Evangelism must proclaim salvation through Christ alone
Paul was brought to the Areopagus because he was preaching “Jesus and the resurrection”, and the Athenians wanted to hear in more detail. Christ was always the focus of Paul’s preaching, and the climax of his address comes at the end when he proclaims the resurrection of Christ. Interestingly, Paul seems to emphasize Christ as Judge—that is, if someone does not receive the free gift of salvation through Christ, he will have to face Jesus as his Judge.
It is sometimes unpopular to focus on the judgment aspect of the Gospel message, but without the ‘bad news’, it is hard to see why the Gospel is ‘Good News’. Again, it can seem unloving to tell someone that they will be judged for their sin if they do not receive a free gift, but if this is done in a gentle way, there is hardly anything more loving. A doctor does not withhold a cancer diagnosis from a patient because it would be ‘unloving’—rather, the loving thing is to honestly tell a person their situation so that they have the option of taking the appropriate remedial steps. In the case of evangelism, if the unbeliever is not clearly told that they are a sinner, that they are accountable to God, and that they must repent to avoid judgment, the Good News of salvation through Christ lacks critical context.
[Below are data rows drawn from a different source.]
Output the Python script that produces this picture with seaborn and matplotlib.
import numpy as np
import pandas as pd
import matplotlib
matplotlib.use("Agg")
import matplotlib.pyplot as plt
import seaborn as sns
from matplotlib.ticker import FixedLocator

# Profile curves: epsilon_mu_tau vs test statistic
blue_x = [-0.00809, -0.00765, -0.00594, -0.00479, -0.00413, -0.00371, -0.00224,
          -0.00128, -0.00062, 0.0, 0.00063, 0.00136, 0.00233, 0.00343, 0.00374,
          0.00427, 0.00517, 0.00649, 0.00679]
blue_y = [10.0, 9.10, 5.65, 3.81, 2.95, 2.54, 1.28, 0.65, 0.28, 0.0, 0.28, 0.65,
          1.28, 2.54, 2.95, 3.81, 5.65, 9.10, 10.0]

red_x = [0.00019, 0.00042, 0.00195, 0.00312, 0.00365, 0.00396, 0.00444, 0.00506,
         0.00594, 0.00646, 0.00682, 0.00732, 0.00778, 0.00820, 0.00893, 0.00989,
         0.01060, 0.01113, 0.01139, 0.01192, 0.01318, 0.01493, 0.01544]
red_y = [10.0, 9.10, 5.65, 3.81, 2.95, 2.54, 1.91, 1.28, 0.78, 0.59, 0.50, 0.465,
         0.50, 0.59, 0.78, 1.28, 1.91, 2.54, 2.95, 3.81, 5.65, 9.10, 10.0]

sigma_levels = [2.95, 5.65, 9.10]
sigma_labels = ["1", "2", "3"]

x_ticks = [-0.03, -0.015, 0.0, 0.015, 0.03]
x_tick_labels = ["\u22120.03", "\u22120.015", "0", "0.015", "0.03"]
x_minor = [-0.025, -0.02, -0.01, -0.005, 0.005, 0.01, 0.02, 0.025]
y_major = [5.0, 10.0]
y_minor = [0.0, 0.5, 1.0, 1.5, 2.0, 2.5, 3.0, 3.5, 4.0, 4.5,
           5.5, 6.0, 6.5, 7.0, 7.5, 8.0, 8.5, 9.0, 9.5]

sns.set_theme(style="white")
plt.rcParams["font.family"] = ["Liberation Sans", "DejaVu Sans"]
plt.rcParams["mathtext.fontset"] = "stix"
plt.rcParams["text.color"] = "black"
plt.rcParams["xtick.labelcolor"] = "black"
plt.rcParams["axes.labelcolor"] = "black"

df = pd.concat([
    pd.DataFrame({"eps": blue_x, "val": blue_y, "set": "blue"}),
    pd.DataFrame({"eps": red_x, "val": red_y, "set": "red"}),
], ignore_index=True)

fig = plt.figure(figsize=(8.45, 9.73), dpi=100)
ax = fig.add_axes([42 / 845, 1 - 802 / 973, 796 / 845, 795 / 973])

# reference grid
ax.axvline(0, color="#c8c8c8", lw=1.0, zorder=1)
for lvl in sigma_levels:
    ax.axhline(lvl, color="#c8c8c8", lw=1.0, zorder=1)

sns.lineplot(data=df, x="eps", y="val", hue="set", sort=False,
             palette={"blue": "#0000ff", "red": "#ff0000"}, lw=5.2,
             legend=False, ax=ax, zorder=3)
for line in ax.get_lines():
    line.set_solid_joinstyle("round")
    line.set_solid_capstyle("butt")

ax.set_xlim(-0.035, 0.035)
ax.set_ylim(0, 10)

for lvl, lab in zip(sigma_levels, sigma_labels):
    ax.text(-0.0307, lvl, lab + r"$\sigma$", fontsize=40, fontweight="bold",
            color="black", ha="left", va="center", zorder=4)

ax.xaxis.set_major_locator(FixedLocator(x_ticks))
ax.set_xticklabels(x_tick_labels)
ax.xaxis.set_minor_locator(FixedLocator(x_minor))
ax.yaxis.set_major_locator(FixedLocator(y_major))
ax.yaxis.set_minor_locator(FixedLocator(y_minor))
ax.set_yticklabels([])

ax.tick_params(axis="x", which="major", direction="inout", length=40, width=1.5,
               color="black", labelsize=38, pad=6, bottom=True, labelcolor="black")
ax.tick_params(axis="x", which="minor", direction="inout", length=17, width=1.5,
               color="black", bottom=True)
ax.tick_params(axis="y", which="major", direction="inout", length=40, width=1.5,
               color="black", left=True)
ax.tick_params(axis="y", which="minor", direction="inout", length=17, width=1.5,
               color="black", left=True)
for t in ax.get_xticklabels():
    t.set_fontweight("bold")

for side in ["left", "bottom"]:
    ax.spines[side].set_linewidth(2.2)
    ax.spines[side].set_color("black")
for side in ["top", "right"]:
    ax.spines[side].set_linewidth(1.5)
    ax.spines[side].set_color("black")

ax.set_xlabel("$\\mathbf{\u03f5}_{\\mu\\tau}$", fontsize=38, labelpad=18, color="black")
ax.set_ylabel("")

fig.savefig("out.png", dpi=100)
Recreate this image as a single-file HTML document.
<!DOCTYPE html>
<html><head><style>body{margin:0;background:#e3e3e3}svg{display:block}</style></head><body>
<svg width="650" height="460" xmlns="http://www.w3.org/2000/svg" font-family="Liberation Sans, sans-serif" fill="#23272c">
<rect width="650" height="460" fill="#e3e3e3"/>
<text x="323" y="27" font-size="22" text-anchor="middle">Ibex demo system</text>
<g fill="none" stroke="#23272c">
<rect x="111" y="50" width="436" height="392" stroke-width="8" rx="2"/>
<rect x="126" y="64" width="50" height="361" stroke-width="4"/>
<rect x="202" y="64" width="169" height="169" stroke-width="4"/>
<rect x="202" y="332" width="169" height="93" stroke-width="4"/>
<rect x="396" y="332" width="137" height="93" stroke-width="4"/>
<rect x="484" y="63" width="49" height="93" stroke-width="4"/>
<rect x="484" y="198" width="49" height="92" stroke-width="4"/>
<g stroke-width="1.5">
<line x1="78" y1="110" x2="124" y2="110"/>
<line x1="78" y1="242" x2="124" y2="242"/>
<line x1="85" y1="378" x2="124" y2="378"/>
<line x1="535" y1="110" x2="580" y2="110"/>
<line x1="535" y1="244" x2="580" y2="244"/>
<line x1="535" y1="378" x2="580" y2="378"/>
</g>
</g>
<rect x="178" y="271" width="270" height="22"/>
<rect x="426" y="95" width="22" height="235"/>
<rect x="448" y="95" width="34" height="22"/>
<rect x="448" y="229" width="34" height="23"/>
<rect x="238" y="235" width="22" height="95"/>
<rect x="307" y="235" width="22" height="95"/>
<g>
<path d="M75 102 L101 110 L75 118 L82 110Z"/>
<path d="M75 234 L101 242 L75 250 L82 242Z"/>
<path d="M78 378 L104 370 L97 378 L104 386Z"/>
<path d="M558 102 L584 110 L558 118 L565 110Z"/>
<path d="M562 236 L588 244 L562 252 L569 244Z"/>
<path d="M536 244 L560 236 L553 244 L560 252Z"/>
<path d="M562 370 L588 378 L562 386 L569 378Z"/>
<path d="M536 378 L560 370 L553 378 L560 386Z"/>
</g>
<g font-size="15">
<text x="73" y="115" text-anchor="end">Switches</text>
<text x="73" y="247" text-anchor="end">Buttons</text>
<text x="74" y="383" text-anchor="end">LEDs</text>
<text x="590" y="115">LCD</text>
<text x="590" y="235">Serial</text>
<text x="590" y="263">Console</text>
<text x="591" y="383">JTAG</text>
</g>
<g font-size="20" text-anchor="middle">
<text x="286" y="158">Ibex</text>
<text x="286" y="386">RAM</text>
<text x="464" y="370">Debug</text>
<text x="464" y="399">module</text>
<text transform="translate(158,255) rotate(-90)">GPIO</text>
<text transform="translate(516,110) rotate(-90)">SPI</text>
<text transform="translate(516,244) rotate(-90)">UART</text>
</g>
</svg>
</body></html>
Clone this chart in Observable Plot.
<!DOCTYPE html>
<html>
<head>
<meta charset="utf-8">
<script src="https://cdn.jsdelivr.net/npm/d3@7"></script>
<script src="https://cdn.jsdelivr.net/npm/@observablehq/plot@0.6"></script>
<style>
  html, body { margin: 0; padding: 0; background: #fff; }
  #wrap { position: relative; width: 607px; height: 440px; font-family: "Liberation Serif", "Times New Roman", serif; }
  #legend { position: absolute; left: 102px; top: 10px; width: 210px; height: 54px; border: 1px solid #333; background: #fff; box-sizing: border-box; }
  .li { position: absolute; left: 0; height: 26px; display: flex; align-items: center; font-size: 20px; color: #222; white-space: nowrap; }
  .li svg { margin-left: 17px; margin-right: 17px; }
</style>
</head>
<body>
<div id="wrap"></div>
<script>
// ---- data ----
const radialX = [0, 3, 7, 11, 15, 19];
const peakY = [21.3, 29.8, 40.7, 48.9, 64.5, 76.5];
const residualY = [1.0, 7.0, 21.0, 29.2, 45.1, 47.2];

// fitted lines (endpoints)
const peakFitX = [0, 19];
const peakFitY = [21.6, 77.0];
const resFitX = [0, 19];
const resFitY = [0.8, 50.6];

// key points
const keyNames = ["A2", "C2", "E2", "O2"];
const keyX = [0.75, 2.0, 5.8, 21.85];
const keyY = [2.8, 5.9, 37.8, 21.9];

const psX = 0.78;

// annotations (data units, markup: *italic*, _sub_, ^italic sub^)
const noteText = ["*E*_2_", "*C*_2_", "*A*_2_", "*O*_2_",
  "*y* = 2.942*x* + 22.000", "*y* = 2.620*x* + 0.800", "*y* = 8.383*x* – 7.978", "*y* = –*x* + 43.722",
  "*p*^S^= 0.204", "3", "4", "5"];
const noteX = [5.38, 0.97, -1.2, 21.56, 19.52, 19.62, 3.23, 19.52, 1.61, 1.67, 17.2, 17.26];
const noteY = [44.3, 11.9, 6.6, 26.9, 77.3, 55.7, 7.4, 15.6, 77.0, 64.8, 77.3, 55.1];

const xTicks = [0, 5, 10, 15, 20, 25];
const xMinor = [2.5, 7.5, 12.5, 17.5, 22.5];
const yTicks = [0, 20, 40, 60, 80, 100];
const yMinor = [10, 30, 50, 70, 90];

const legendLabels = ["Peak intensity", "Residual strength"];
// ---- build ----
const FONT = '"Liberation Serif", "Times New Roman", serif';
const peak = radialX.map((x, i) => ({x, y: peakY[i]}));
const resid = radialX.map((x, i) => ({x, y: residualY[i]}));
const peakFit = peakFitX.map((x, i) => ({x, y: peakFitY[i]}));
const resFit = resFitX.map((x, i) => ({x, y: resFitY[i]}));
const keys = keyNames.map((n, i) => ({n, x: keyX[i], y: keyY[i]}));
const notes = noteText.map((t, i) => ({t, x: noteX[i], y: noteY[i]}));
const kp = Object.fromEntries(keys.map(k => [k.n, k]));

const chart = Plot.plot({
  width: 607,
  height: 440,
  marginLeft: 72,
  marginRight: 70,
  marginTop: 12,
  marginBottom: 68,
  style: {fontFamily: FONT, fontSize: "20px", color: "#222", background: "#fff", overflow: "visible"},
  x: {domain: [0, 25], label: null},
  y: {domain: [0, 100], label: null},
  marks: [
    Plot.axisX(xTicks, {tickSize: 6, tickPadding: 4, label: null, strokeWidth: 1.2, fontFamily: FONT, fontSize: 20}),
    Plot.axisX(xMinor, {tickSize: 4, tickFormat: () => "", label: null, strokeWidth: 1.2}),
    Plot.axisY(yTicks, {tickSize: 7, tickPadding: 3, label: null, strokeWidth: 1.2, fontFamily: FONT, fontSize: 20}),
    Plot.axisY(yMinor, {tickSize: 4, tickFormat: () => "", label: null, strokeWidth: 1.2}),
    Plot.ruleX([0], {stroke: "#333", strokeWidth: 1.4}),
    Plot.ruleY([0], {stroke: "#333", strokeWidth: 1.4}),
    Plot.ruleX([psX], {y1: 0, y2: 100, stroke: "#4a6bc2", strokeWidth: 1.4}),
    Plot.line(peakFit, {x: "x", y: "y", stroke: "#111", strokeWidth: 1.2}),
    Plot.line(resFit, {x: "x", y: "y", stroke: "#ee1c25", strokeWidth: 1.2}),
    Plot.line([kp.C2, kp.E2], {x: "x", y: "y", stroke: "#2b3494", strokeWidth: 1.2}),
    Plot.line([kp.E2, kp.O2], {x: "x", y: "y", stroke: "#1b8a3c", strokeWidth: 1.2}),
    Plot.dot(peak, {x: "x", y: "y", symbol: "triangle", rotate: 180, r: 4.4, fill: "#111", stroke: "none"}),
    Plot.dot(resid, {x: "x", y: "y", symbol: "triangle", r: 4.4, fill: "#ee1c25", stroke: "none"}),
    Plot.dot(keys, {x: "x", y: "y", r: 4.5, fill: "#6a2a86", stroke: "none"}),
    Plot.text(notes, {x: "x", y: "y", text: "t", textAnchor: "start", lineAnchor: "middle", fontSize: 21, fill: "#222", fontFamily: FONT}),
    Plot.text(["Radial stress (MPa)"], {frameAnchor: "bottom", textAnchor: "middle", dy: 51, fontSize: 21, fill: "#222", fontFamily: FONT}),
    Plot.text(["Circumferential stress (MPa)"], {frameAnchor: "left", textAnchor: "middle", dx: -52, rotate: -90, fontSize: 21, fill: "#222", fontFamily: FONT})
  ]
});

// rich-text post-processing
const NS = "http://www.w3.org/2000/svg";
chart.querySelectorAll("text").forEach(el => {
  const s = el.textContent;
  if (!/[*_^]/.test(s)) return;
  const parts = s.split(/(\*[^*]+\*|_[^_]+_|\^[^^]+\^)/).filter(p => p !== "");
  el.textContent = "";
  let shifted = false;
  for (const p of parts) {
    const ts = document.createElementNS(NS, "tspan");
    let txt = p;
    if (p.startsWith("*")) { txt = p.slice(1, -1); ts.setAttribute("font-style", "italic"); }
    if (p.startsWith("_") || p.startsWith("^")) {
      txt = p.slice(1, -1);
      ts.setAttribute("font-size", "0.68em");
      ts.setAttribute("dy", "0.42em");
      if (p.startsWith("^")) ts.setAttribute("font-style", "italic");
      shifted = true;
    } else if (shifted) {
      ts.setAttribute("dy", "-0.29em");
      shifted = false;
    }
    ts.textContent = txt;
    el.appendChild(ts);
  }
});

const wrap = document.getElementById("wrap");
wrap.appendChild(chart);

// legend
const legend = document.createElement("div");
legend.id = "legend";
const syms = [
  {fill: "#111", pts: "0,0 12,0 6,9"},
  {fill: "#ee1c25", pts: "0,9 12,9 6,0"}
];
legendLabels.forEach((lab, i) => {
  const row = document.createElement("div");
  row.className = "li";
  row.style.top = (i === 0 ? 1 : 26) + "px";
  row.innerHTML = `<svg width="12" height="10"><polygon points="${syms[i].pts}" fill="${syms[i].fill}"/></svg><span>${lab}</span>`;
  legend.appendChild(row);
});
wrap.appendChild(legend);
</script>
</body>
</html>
Evangelism is often rejected
Paul did not shy away from controversial elements of Gospel proclamation. When he proclaimed the resurrection, the Greeks—who thought that resurrection was impossible, and would be grotesque if it were possible—started to scoff. Paul, who had been educated in Greek literature, would have known that some could react in this way. But this didn’t stop him from proclaiming it.
Interestingly, this isn’t the only place where Paul faced difficulties with a Greek audience regarding the resurrection. In 1 Corinthians 15, Paul addresses the Corinthian church’s misunderstanding of the resurrection, which led some in the church to reject the doctrine entirely. Paul makes it clear that this is not an option for the Christian, because without the resurrection we are without hope.
Creation evangelism bears fruit
However, not all at Mars Hill rejected Paul’s message—some believed, and judging by the listing of a few names, these may have become influential people in the church who would have been known to Luke’s original readers. When we evangelize, we should boldly proclaim the truth in love and trust God with the results, as it is the Holy Spirit who works in the hearts of the hearers to convert them.
Paul’s sermon clearly shows us that when we seek to evangelize, we should stand confidently on the foundation of Genesis, particularly regarding areas where creation corrects cultural error, and not compromise with secular worldviews.